UK limits intel to US as legally disputed strikes on alleged drug boats push death toll to 75.
Concerns
As the Pentagon announces new strikes on boats the Trump administration alleges are operated by drug cartels smuggling narcotics toward the United States, concerns around the operation are mounting.
The legality
CNN is now reporting that the UK has halted some intelligence sharing with Washington over the legality of the campaign, which has left a total of 75 people dead since it began in September.
Highly questionable
According to CNN, British officials have quietly suspended the sharing of certain intelligence on suspected drug-smuggling vessels with Washington, after concluding that the legal basis for the US strikes is highly questionable.

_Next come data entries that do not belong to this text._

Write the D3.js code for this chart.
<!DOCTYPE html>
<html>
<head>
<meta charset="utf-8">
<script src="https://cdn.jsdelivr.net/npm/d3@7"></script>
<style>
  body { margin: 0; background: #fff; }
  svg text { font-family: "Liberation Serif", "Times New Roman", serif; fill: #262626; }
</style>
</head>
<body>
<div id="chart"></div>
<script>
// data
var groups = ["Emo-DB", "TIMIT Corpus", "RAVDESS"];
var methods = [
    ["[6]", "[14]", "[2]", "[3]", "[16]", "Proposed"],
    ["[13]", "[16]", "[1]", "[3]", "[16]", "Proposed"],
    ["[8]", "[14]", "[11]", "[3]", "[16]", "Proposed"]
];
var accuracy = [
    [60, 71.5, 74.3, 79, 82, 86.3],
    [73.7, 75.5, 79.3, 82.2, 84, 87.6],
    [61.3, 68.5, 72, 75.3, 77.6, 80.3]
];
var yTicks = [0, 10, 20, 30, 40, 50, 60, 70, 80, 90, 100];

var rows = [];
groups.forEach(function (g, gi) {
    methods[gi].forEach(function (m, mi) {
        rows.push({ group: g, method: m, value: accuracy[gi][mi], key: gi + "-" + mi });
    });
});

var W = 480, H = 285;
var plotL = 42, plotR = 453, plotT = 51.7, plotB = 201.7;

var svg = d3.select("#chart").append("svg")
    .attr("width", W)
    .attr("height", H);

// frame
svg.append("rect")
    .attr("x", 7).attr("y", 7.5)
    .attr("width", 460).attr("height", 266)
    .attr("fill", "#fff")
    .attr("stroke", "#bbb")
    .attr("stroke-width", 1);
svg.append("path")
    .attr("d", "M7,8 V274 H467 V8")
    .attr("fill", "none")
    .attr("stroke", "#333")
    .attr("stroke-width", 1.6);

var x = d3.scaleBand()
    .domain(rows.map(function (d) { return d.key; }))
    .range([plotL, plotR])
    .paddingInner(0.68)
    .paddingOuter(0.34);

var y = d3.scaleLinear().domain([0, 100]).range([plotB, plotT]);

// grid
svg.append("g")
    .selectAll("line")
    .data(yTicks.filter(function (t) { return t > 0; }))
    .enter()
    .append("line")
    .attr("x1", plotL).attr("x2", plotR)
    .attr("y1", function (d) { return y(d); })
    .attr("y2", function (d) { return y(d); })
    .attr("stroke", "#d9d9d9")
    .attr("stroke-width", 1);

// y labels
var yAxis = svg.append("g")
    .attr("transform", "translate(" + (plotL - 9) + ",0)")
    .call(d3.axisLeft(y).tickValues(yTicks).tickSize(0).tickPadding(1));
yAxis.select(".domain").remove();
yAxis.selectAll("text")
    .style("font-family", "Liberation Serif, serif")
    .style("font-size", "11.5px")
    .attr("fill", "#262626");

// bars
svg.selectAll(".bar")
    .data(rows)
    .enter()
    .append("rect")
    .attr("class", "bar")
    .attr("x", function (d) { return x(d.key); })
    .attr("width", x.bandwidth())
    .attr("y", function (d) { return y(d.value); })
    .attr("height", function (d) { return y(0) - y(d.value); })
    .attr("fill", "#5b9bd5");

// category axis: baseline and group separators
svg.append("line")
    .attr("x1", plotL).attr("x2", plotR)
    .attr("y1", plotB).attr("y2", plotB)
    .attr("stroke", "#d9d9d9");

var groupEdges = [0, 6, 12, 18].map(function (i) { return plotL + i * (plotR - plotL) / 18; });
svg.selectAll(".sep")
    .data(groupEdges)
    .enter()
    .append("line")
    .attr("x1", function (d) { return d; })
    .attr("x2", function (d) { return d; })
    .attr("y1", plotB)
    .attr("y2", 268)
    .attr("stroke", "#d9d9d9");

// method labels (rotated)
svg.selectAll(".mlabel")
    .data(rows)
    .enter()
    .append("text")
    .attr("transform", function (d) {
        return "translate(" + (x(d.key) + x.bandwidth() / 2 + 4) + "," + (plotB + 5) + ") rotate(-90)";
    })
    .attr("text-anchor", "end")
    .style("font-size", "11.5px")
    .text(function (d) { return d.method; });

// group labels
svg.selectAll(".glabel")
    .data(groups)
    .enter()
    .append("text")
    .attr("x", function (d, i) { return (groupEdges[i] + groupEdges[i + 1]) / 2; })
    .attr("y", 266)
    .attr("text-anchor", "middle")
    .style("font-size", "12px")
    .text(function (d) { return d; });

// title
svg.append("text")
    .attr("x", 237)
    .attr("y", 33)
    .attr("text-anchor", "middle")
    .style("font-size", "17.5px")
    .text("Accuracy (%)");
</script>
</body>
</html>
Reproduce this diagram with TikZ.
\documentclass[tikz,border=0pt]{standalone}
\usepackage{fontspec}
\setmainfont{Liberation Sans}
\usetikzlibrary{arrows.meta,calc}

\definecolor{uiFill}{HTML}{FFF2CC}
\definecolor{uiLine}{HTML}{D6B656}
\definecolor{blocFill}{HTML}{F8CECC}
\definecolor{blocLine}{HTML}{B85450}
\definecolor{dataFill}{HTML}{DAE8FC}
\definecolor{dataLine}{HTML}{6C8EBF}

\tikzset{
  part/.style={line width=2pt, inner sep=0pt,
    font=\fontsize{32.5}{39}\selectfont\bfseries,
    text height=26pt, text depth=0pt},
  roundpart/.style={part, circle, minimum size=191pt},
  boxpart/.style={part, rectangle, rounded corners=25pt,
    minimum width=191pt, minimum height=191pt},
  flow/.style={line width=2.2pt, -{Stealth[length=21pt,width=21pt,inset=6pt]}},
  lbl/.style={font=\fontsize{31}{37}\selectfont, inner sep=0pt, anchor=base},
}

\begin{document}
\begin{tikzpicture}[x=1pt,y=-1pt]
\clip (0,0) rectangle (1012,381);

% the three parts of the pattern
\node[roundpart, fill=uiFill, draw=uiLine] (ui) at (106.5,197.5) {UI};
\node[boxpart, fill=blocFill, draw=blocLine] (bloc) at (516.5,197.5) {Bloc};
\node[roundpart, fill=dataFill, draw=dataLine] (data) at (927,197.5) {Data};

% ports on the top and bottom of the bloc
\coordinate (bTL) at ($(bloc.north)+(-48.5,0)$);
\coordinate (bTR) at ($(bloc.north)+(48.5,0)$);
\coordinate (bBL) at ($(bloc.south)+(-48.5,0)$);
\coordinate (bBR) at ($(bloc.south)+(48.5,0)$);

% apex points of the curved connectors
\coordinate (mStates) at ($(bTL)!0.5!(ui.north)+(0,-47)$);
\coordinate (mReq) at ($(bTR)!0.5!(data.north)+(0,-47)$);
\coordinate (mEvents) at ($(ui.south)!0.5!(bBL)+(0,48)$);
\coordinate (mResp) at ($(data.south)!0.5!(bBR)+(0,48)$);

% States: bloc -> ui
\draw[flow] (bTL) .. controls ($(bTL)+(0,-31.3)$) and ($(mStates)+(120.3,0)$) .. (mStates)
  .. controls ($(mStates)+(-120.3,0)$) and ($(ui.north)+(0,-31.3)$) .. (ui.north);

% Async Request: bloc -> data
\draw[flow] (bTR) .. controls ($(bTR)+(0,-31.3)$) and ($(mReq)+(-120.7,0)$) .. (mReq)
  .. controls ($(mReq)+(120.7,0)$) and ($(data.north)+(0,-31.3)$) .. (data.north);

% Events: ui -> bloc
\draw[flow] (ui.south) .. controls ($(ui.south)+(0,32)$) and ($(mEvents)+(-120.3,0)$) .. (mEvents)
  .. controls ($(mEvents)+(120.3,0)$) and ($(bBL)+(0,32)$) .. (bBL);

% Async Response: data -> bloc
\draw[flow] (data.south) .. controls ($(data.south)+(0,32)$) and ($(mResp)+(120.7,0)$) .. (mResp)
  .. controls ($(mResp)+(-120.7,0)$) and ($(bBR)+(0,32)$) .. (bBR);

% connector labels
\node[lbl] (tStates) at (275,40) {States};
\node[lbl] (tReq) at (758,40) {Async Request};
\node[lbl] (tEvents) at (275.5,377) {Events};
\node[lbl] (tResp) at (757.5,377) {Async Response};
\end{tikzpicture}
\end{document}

Key listening posts and surveillance assets
The UK, which has long hosted key listening posts and surveillance assets across its Caribbean territories as part of the Five Eyes intelligence alliance, had for years helped the US track suspected narcotics boats so they could be intercepted by the US Coast Guard, their crews detained and their cargo seized.
75 people dead
Now, London fears that continuing to provide targeting information could make it directly complicit in what it increasingly views as potentially unlawful military attacks that have left 75 people dead since the operation began in September.
Pete Hegseth
The news comes as Defense Secretary Pete Hegseth announced on X that two new strikes were carried out in the eastern Pacific Ocean over the weekend, killing six alleged drug smugglers he described as «cartel terrorists».
Two vessels
Hegseth defended the operation by insisting that «These vessels were known by our intelligence to be associated with illicit narcotics smuggling, were carrying narcotics, and were transiting along a known narco-trafficking transit route in the Eastern Pacific.» In his post on X, Hegseth stressed that «two lethal kinetic strikes were conducted on two vessels operated by Designated Terrorist Organizations» and that «Both strikes were conducted in international waters and 3 male narco-terrorists were aboard each vessel. All 6 were killed. No U.S. forces were harmed».
Largest warship
These latest strikes are further fueling unease across Latin America and on the international stage. They come just as the Trump administration’s newest move — the deployment of the USS Gerald R. Ford, the Pentagon’s largest warship, to Latin American waters in what officials say is the biggest US military presence in the region since the 1989 invasion of Panama — raises fears of an even sharper escalation of the conflict in South America.
No longer
At the same time, the UK is making it increasingly clear it no longer wants to be part of this campaign.